--- Stated task ---
Quote the data below in full, please, without altering anything.

--- Data block ---
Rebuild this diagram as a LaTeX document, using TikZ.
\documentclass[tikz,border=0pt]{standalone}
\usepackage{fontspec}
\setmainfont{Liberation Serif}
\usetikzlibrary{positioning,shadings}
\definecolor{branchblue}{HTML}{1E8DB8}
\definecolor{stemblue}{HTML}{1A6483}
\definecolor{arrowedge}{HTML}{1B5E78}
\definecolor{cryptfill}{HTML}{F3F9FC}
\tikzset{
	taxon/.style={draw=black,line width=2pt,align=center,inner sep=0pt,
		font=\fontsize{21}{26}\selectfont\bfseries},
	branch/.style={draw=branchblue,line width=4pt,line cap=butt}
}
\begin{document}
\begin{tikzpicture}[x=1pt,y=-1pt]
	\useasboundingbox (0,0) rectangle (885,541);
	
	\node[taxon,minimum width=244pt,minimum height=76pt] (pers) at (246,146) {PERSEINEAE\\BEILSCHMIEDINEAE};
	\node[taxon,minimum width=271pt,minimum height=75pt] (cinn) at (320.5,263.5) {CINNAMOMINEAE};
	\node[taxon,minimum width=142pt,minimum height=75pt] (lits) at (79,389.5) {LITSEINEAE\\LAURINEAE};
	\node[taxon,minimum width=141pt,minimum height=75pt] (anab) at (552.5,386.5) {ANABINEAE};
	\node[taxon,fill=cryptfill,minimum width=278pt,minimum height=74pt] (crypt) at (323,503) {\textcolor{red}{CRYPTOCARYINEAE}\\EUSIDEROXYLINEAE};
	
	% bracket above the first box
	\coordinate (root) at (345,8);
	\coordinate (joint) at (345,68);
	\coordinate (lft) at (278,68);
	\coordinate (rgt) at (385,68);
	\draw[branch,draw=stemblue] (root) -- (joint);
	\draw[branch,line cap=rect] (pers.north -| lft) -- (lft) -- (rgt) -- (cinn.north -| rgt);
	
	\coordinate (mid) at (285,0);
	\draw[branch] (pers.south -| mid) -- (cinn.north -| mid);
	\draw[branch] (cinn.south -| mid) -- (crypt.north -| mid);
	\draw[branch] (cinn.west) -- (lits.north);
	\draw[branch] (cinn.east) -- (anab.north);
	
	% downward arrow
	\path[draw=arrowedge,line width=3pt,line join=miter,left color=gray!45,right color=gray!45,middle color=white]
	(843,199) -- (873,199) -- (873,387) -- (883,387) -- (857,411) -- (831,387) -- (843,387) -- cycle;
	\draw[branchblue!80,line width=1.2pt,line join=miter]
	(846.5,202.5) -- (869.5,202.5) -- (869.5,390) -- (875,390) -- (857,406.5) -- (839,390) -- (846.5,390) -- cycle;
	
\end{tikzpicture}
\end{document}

--- Solution to this exercise ---
Rebuild this diagram as a LaTeX document, using TikZ.
\documentclass[tikz,border=0pt]{standalone}
\usepackage{fontspec}
\setmainfont{Liberation Serif}
\usetikzlibrary{positioning,shadings}
\definecolor{branchblue}{HTML}{1E8DB8}
\definecolor{stemblue}{HTML}{1A6483}
\definecolor{arrowedge}{HTML}{1B5E78}
\definecolor{cryptfill}{HTML}{F3F9FC}
\tikzset{
	taxon/.style={draw=black,line width=2pt,align=center,inner sep=0pt,
		font=\fontsize{21}{26}\selectfont\bfseries},
	branch/.style={draw=branchblue,line width=4pt,line cap=butt}
}
\begin{document}
\begin{tikzpicture}[x=1pt,y=-1pt]
	\useasboundingbox (0,0) rectangle (885,541);
	
	\node[taxon,minimum width=244pt,minimum height=76pt] (pers) at (246,146) {PERSEINEAE\\BEILSCHMIEDINEAE};
	\node[taxon,minimum width=271pt,minimum height=75pt] (cinn) at (320.5,263.5) {CINNAMOMINEAE};
	\node[taxon,minimum width=142pt,minimum height=75pt] (lits) at (79,389.5) {LITSEINEAE\\LAURINEAE};
	\node[taxon,minimum width=141pt,minimum height=75pt] (anab) at (552.5,386.5) {ANABINEAE};
	\node[taxon,fill=cryptfill,minimum width=278pt,minimum height=74pt] (crypt) at (323,503) {\textcolor{red}{CRYPTOCARYINEAE}\\EUSIDEROXYLINEAE};
	
	% bracket above the first box
	\coordinate (root) at (345,8);
	\coordinate (joint) at (345,68);
	\coordinate (lft) at (278,68);
	\coordinate (rgt) at (385,68);
	\draw[branch,draw=stemblue] (root) -- (joint);
	\draw[branch,line cap=rect] (pers.north -| lft) -- (lft) -- (rgt) -- (cinn.north -| rgt);
	
	\coordinate (mid) at (285,0);
	\draw[branch] (pers.south -| mid) -- (cinn.north -| mid);
	\draw[branch] (cinn.south -| mid) -- (crypt.north -| mid);
	\draw[branch] (cinn.west) -- (lits.north);
	\draw[branch] (cinn.east) -- (anab.north);
	
	% downward arrow
	\path[draw=arrowedge,line width=3pt,line join=miter,left color=gray!45,right color=gray!45,middle color=white]
	(843,199) -- (873,199) -- (873,387) -- (883,387) -- (857,411) -- (831,387) -- (843,387) -- cycle;
	\draw[branchblue!80,line width=1.2pt,line join=miter]
	(846.5,202.5) -- (869.5,202.5) -- (869.5,390) -- (875,390) -- (857,406.5) -- (839,390) -- (846.5,390) -- cycle;
	
\end{tikzpicture}
\end{document}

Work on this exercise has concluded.